At the funeral of President Ronald Reagan, George Bush, Sr., recounted a story that showed Reagan's greatness. Bush recalled a time when he came to visit Reagan in the hospital and found the President down on his knees wiping up a spill. When Bush asked Reagan why he was doing that, Reagan explained that he did not want anyone to fall or for the nurse to get into trouble. Reagan could have pushed a button and had someone else wipe up the spill. However, that isn’t how servants think. That isn’t what servants do.
As great of an example of humility, love, and service as this is, there is one that is even greater. The Apostle John records an occasion when Jesus, the Creator of the Universe, got down on his knees and washed the dirty feet of the disciples. “Now before the Feast of the Passover, when Jesus knew that His hour had come that He should depart from this world to the Father, having loved His own who were in the world, He loved them to the end. And supper being ended, the devil having already put it into the heart of Judas Iscariot, Simon’s son, to betray Him, Jesus, knowing that the Father had given all things into His hands, and that He had come from God and was going to God, rose from supper and laid aside His garments, took a towel and girded Himself. After that, He poured water into a basin and began to wash the disciples’ feet, and to wipe them with the towel with which He was girded” (John 13:1-5).

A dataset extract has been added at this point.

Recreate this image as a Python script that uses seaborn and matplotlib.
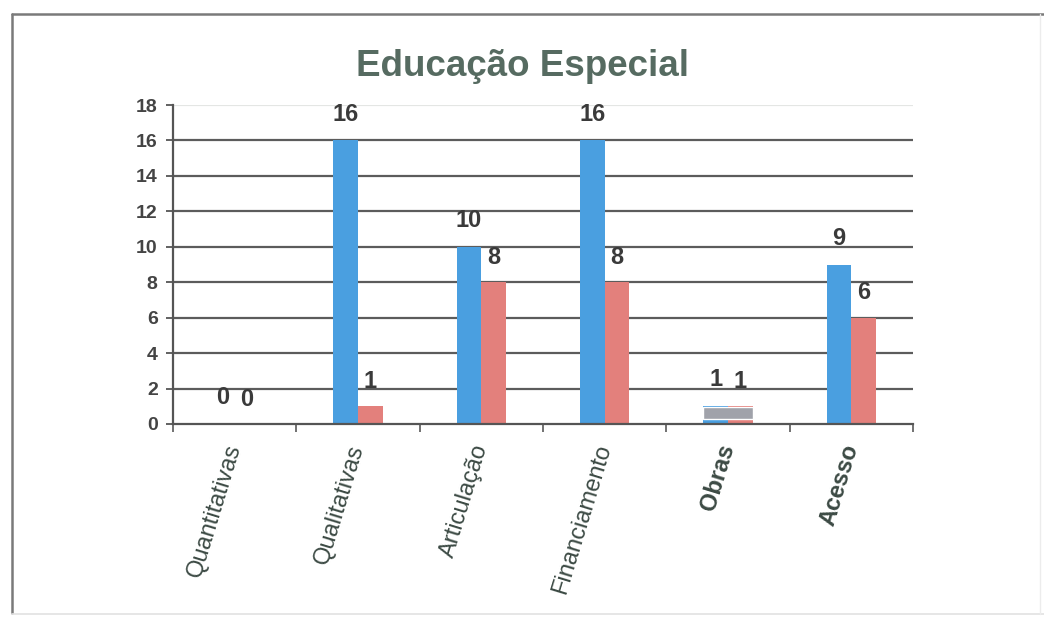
import matplotlib
matplotlib.use("Agg")
import matplotlib.pyplot as plt
from matplotlib.lines import Line2D
import seaborn as sns
import pandas as pd
import numpy as np

# Data
categories = ["Quantitativas", "Qualitativas", "Articulação", "Financiamento", "Obras", "Acesso"]
series_names = ["Série 1", "Série 2"]
serie_1 = [0, 16, 10, 16, 1, 9]
serie_2 = [0, 1, 8, 8, 1, 6]
# grey block drawn over the "Obras" pair
obras_block_bottom = 0.3
obras_block_top = 0.95
y_ticks = [0, 2, 4, 6, 8, 10, 12, 14, 16, 18]

df = pd.DataFrame({
    "categoria": categories * 2,
    "serie": [series_names[0]] * len(categories) + [series_names[1]] * len(categories),
    "valor": serie_1 + serie_2,
})

sns.set_theme(style="white")
plt.rcParams["font.family"] = ["Liberation Sans", "DejaVu Sans"]

fig = plt.figure(figsize=(10.44, 6.17), dpi=100)
ax = fig.add_axes([173 / 1044, 1 - 424 / 617, (913 - 173) / 1044, (424 - 105) / 617])

blue = "#4a9fe0"
red = "#e3807c"
text_dark = "#3a3a3a"

sns.barplot(data=df, x="categoria", y="valor", hue="serie", order=categories,
            hue_order=series_names, palette=[blue, red], width=0.4,
            saturation=1, legend=False, ax=ax, edgecolor="none", linewidth=0)

# grey block on Obras
obras_idx = categories.index("Obras")
ax.bar(obras_idx, obras_block_top - obras_block_bottom, bottom=obras_block_bottom,
       width=0.4, color="#a0a2aa", zorder=3)

ax.set_ylim(0, 18)
ax.set_xlim(-0.5, len(categories) - 0.5)
ax.set_yticks(y_ticks)
ax.set_yticklabels([str(t) for t in y_ticks], fontsize=14, fontweight="bold", color="#444444")
ax.set_xlabel("")
ax.set_ylabel("")

# horizontal grid
for t in y_ticks[1:]:
    ax.axhline(t, color="#e4e6e4" if t == 18 else "#5c5c5c",
               lw=1.6, zorder=0.5)

# spines
for s in ["top", "right"]:
    ax.spines[s].set_visible(False)
for s in ["left", "bottom"]:
    ax.spines[s].set_color("#555555")
    ax.spines[s].set_linewidth(1.6)

ax.tick_params(axis="y", which="major", length=5, width=1.3, color="#555555",
               direction="out", pad=6, left=True)
ax.set_xticks(np.arange(-0.5, len(categories)), minor=True)
ax.tick_params(axis="x", which="minor", length=6, width=1.3, color="#666666",
               direction="out", bottom=True)
ax.tick_params(axis="x", which="major", length=0, pad=15)

ax.set_xticks(range(len(categories)))
ax.set_xticklabels(categories)
for lbl in ax.get_xticklabels():
    lbl.set_rotation(73)
    lbl.set_rotation_mode("anchor")
    lbl.set_ha("right")
    lbl.set_va("center")
    lbl.set_fontsize(17)
    lbl.set_color("#3c4a44")
    if lbl.get_text() in ("Obras", "Acesso"):
        lbl.set_fontweight("bold")

# value labels above bars
for i, (v1, v2) in enumerate(zip(serie_1, serie_2)):
    ax.annotate(str(v1), (i - 0.1, v1), xytext=(0, 19),
                textcoords="offset points", ha="center", va="center",
                fontsize=17, fontweight="bold", color=text_dark, zorder=5)
    ax.annotate(str(v2), (i + 0.1, v2), xytext=(0, 18),
                textcoords="offset points", ha="center", va="center",
                fontsize=17, fontweight="bold", color=text_dark, zorder=5)

fig.text(522 / 1044, 1 - 66 / 617, "Educação Especial", ha="center", va="center",
         fontsize=26.5, fontweight="bold", color="#566b61")

# outer frame
fig.add_artist(Line2D([12 / 1044, 1.0], [1 - 14 / 617] * 2, transform=fig.transFigure,
                      color="#7a7a7a", lw=1.8))
fig.add_artist(Line2D([12 / 1044] * 2, [1 - 14 / 617, 1 - 613 / 617], transform=fig.transFigure,
                      color="#7a7a7a", lw=1.8))
fig.add_artist(Line2D([12 / 1044, 1.0], [1 - 614 / 617] * 2, transform=fig.transFigure,
                      color="#e2e2e2", lw=1.2))
fig.add_artist(Line2D([1040 / 1044] * 2, [1 - 14 / 617, 1 - 614 / 617], transform=fig.transFigure,
                      color="#ececec", lw=1.0))

fig.savefig("out.png", dpi=100)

One of the last acts that Jesus did on the earth was wash dirty feet. This small act of service was soon to be followed by a greater and more costly one - dying as our Passover lamb. Jesus could have commanded one of the disciples to wash His feet and the feet of the others. He was certainly worthy of such service and obedience. However, that wasn’t how His mind worked.
Over objections, Jesus kept washing. Why did He do that? He did that because He did not want the to get into trouble. They were evidently arguing about who was the greatest. They were seeking positions of power and glory. We know that this had been an ongoing issue with them. On an earlier occasion, Mark records, “Then He came to Capernaum. And when He was in the house He asked them, “What was it you disputed among yourselves on the road?” But they kept silent, for on the road they had disputed among themselves who would be the greatest. And He sat down, called the twelve, and said to them, “If anyone desires to be first, he shall be last of all and servant of all.” (Mark 9:33-35).
By admonition and action, Jesus taught them to serve. We read, “So when He had washed their feet, taken His garments, and sat down again, He said to them, “Do you know what I have done to you? You call Me Teacher and Lord, and you say well, for so I am. If I then, your Lord and Teacher, have washed your feet, you also ought to wash one another’s feet. For I have given you an example, that you should do as I have done to you. Most assuredly, I say to you, a servant is not greater than his master; nor is he who is sent greater than he who sent him. If you know these things, blessed are you if you do them” (John 13:12-17).